Task to complete: Please set down all the lines beneath this one exactly, without the pictures.

Given information:
_ _ _ _ _

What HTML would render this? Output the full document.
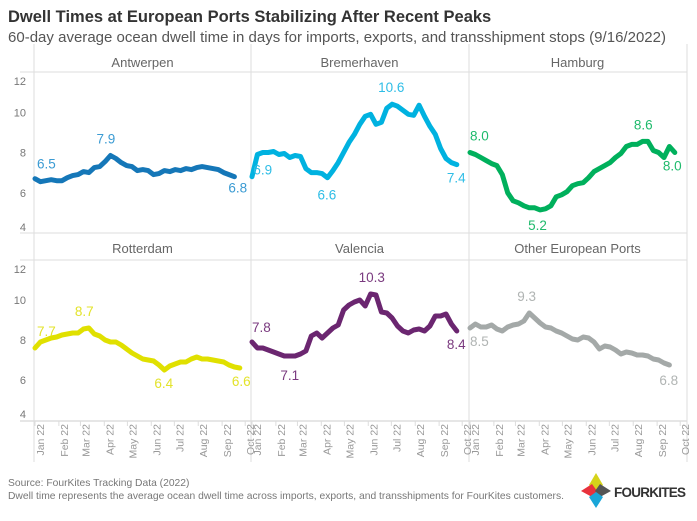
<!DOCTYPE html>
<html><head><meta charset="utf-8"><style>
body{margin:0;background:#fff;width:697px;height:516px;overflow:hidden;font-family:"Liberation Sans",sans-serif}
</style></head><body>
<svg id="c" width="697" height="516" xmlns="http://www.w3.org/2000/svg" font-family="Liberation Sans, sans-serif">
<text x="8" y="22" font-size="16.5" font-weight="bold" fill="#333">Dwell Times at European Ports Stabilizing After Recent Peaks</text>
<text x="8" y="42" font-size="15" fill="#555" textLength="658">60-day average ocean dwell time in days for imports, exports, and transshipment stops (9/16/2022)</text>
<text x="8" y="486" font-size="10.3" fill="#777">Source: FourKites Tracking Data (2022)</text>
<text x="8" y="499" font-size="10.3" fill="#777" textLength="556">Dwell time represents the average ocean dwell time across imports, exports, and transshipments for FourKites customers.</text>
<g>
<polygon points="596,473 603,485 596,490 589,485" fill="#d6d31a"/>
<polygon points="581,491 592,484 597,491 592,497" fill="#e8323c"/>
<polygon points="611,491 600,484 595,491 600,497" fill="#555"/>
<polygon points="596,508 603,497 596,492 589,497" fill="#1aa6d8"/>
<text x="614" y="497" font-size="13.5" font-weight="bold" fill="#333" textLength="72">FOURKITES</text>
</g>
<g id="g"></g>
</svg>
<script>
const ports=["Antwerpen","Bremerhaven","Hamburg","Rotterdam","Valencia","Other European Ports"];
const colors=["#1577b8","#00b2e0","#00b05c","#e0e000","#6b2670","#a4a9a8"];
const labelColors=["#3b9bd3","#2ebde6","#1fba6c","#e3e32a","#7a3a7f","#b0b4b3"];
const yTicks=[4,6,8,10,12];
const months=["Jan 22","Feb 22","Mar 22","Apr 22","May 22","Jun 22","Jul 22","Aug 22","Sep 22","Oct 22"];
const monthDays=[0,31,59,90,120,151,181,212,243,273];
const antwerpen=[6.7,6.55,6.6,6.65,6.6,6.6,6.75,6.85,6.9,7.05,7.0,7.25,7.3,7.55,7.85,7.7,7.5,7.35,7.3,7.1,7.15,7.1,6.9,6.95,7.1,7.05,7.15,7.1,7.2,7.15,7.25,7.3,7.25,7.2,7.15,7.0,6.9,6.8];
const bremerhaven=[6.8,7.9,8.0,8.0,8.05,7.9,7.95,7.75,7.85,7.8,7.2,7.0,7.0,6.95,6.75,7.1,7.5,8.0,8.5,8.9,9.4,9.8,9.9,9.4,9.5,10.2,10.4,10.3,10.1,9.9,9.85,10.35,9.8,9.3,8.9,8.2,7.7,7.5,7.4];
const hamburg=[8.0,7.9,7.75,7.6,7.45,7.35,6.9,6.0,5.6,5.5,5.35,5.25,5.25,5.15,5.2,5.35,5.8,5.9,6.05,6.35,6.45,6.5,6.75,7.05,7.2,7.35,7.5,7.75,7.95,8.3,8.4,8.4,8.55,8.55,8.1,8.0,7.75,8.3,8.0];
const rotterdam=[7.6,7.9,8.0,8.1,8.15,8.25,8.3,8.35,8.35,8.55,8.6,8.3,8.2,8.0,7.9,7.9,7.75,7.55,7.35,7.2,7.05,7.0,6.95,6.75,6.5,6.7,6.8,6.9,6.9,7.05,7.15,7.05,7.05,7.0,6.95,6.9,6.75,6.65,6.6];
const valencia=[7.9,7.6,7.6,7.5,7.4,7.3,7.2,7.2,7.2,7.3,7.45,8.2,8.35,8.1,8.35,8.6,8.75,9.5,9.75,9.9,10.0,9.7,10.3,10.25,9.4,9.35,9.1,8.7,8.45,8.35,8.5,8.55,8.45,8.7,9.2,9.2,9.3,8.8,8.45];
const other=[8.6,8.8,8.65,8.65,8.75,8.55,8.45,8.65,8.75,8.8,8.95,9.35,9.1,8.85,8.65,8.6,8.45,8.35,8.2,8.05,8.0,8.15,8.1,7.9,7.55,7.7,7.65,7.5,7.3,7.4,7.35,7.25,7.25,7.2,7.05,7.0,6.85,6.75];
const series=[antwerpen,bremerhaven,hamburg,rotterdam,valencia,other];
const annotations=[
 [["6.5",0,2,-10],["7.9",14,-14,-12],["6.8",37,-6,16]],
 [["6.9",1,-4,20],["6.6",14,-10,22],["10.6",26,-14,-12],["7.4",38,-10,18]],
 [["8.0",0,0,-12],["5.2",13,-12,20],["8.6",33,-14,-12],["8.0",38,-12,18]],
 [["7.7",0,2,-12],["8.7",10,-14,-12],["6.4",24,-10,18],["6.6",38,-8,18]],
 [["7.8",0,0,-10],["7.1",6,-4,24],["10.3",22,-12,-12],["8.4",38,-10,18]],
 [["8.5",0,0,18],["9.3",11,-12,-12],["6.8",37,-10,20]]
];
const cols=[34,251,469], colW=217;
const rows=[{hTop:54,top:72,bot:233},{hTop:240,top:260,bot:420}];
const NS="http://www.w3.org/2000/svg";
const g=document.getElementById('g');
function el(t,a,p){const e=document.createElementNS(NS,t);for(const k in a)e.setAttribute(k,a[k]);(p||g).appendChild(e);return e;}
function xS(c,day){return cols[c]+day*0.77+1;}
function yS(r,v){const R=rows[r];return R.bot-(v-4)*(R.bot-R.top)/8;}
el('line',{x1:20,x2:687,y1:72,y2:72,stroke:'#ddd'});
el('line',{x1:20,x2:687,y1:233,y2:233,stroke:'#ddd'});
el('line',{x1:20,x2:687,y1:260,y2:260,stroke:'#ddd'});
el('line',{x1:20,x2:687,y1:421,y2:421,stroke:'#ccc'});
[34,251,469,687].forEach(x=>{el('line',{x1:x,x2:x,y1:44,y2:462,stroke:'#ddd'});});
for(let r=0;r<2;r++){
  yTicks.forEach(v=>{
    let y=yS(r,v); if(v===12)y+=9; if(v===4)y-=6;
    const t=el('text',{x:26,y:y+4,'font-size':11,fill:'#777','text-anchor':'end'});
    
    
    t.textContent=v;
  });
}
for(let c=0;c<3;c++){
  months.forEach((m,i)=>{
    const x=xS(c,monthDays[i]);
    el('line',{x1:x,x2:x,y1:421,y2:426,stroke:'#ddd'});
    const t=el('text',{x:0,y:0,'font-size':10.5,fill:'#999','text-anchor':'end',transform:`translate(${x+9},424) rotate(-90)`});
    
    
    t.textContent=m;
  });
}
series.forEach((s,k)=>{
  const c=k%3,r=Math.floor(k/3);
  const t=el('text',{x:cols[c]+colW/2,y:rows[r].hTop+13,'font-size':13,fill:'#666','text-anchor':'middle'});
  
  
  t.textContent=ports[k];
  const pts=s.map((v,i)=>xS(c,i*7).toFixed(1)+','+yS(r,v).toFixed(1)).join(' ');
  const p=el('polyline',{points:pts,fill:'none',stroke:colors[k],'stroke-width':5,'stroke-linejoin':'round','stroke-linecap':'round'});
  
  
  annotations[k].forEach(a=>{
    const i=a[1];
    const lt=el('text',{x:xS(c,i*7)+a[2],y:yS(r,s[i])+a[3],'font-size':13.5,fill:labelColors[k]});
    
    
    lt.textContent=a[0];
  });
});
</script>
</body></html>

_ _ _ _ _

Exercise result:
What HTML would render this? Output the full document.
<!DOCTYPE html>
<html><head><meta charset="utf-8"><style>
body{margin:0;background:#fff;width:697px;height:516px;overflow:hidden;font-family:"Liberation Sans",sans-serif}
</style></head><body>
<svg id="c" width="697" height="516" xmlns="http://www.w3.org/2000/svg" font-family="Liberation Sans, sans-serif">
<text x="8" y="22" font-size="16.5" font-weight="bold" fill="#333">Dwell Times at European Ports Stabilizing After Recent Peaks</text>
<text x="8" y="42" font-size="15" fill="#555" textLength="658">60-day average ocean dwell time in days for imports, exports, and transshipment stops (9/16/2022)</text>
<text x="8" y="486" font-size="10.3" fill="#777">Source: FourKites Tracking Data (2022)</text>
<text x="8" y="499" font-size="10.3" fill="#777" textLength="556">Dwell time represents the average ocean dwell time across imports, exports, and transshipments for FourKites customers.</text>
<g>
<polygon points="596,473 603,485 596,490 589,485" fill="#d6d31a"/>
<polygon points="581,491 592,484 597,491 592,497" fill="#e8323c"/>
<polygon points="611,491 600,484 595,491 600,497" fill="#555"/>
<polygon points="596,508 603,497 596,492 589,497" fill="#1aa6d8"/>
<text x="614" y="497" font-size="13.5" font-weight="bold" fill="#333" textLength="72">FOURKITES</text>
</g>
<g id="g"></g>
</svg>
<script>
const ports=["Antwerpen","Bremerhaven","Hamburg","Rotterdam","Valencia","Other European Ports"];
const colors=["#1577b8","#00b2e0","#00b05c","#e0e000","#6b2670","#a4a9a8"];
const labelColors=["#3b9bd3","#2ebde6","#1fba6c","#e3e32a","#7a3a7f","#b0b4b3"];
const yTicks=[4,6,8,10,12];
const months=["Jan 22","Feb 22","Mar 22","Apr 22","May 22","Jun 22","Jul 22","Aug 22","Sep 22","Oct 22"];
const monthDays=[0,31,59,90,120,151,181,212,243,273];
const antwerpen=[6.7,6.55,6.6,6.65,6.6,6.6,6.75,6.85,6.9,7.05,7.0,7.25,7.3,7.55,7.85,7.7,7.5,7.35,7.3,7.1,7.15,7.1,6.9,6.95,7.1,7.05,7.15,7.1,7.2,7.15,7.25,7.3,7.25,7.2,7.15,7.0,6.9,6.8];
const bremerhaven=[6.8,7.9,8.0,8.0,8.05,7.9,7.95,7.75,7.85,7.8,7.2,7.0,7.0,6.95,6.75,7.1,7.5,8.0,8.5,8.9,9.4,9.8,9.9,9.4,9.5,10.2,10.4,10.3,10.1,9.9,9.85,10.35,9.8,9.3,8.9,8.2,7.7,7.5,7.4];
const hamburg=[8.0,7.9,7.75,7.6,7.45,7.35,6.9,6.0,5.6,5.5,5.35,5.25,5.25,5.15,5.2,5.35,5.8,5.9,6.05,6.35,6.45,6.5,6.75,7.05,7.2,7.35,7.5,7.75,7.95,8.3,8.4,8.4,8.55,8.55,8.1,8.0,7.75,8.3,8.0];
const rotterdam=[7.6,7.9,8.0,8.1,8.15,8.25,8.3,8.35,8.35,8.55,8.6,8.3,8.2,8.0,7.9,7.9,7.75,7.55,7.35,7.2,7.05,7.0,6.95,6.75,6.5,6.7,6.8,6.9,6.9,7.05,7.15,7.05,7.05,7.0,6.95,6.9,6.75,6.65,6.6];
const valencia=[7.9,7.6,7.6,7.5,7.4,7.3,7.2,7.2,7.2,7.3,7.45,8.2,8.35,8.1,8.35,8.6,8.75,9.5,9.75,9.9,10.0,9.7,10.3,10.25,9.4,9.35,9.1,8.7,8.45,8.35,8.5,8.55,8.45,8.7,9.2,9.2,9.3,8.8,8.45];
const other=[8.6,8.8,8.65,8.65,8.75,8.55,8.45,8.65,8.75,8.8,8.95,9.35,9.1,8.85,8.65,8.6,8.45,8.35,8.2,8.05,8.0,8.15,8.1,7.9,7.55,7.7,7.65,7.5,7.3,7.4,7.35,7.25,7.25,7.2,7.05,7.0,6.85,6.75];
const series=[antwerpen,bremerhaven,hamburg,rotterdam,valencia,other];
const annotations=[
 [["6.5",0,2,-10],["7.9",14,-14,-12],["6.8",37,-6,16]],
 [["6.9",1,-4,20],["6.6",14,-10,22],["10.6",26,-14,-12],["7.4",38,-10,18]],
 [["8.0",0,0,-12],["5.2",13,-12,20],["8.6",33,-14,-12],["8.0",38,-12,18]],
 [["7.7",0,2,-12],["8.7",10,-14,-12],["6.4",24,-10,18],["6.6",38,-8,18]],
 [["7.8",0,0,-10],["7.1",6,-4,24],["10.3",22,-12,-12],["8.4",38,-10,18]],
 [["8.5",0,0,18],["9.3",11,-12,-12],["6.8",37,-10,20]]
];
const cols=[34,251,469], colW=217;
const rows=[{hTop:54,top:72,bot:233},{hTop:240,top:260,bot:420}];
const NS="http://www.w3.org/2000/svg";
const g=document.getElementById('g');
function el(t,a,p){const e=document.createElementNS(NS,t);for(const k in a)e.setAttribute(k,a[k]);(p||g).appendChild(e);return e;}
function xS(c,day){return cols[c]+day*0.77+1;}
function yS(r,v){const R=rows[r];return R.bot-(v-4)*(R.bot-R.top)/8;}
el('line',{x1:20,x2:687,y1:72,y2:72,stroke:'#ddd'});
el('line',{x1:20,x2:687,y1:233,y2:233,stroke:'#ddd'});
el('line',{x1:20,x2:687,y1:260,y2:260,stroke:'#ddd'});
el('line',{x1:20,x2:687,y1:421,y2:421,stroke:'#ccc'});
[34,251,469,687].forEach(x=>{el('line',{x1:x,x2:x,y1:44,y2:462,stroke:'#ddd'});});
for(let r=0;r<2;r++){
  yTicks.forEach(v=>{
    let y=yS(r,v); if(v===12)y+=9; if(v===4)y-=6;
    const t=el('text',{x:26,y:y+4,'font-size':11,fill:'#777','text-anchor':'end'});
    
    
    t.textContent=v;
  });
}
for(let c=0;c<3;c++){
  months.forEach((m,i)=>{
    const x=xS(c,monthDays[i]);
    el('line',{x1:x,x2:x,y1:421,y2:426,stroke:'#ddd'});
    const t=el('text',{x:0,y:0,'font-size':10.5,fill:'#999','text-anchor':'end',transform:`translate(${x+9},424) rotate(-90)`});
    
    
    t.textContent=m;
  });
}
series.forEach((s,k)=>{
  const c=k%3,r=Math.floor(k/3);
  const t=el('text',{x:cols[c]+colW/2,y:rows[r].hTop+13,'font-size':13,fill:'#666','text-anchor':'middle'});
  
  
  t.textContent=ports[k];
  const pts=s.map((v,i)=>xS(c,i*7).toFixed(1)+','+yS(r,v).toFixed(1)).join(' ');
  const p=el('polyline',{points:pts,fill:'none',stroke:colors[k],'stroke-width':5,'stroke-linejoin':'round','stroke-linecap':'round'});
  
  
  annotations[k].forEach(a=>{
    const i=a[1];
    const lt=el('text',{x:xS(c,i*7)+a[2],y:yS(r,s[i])+a[3],'font-size':13.5,fill:labelColors[k]});
    
    
    lt.textContent=a[0];
  });
});
</script>
</body></html>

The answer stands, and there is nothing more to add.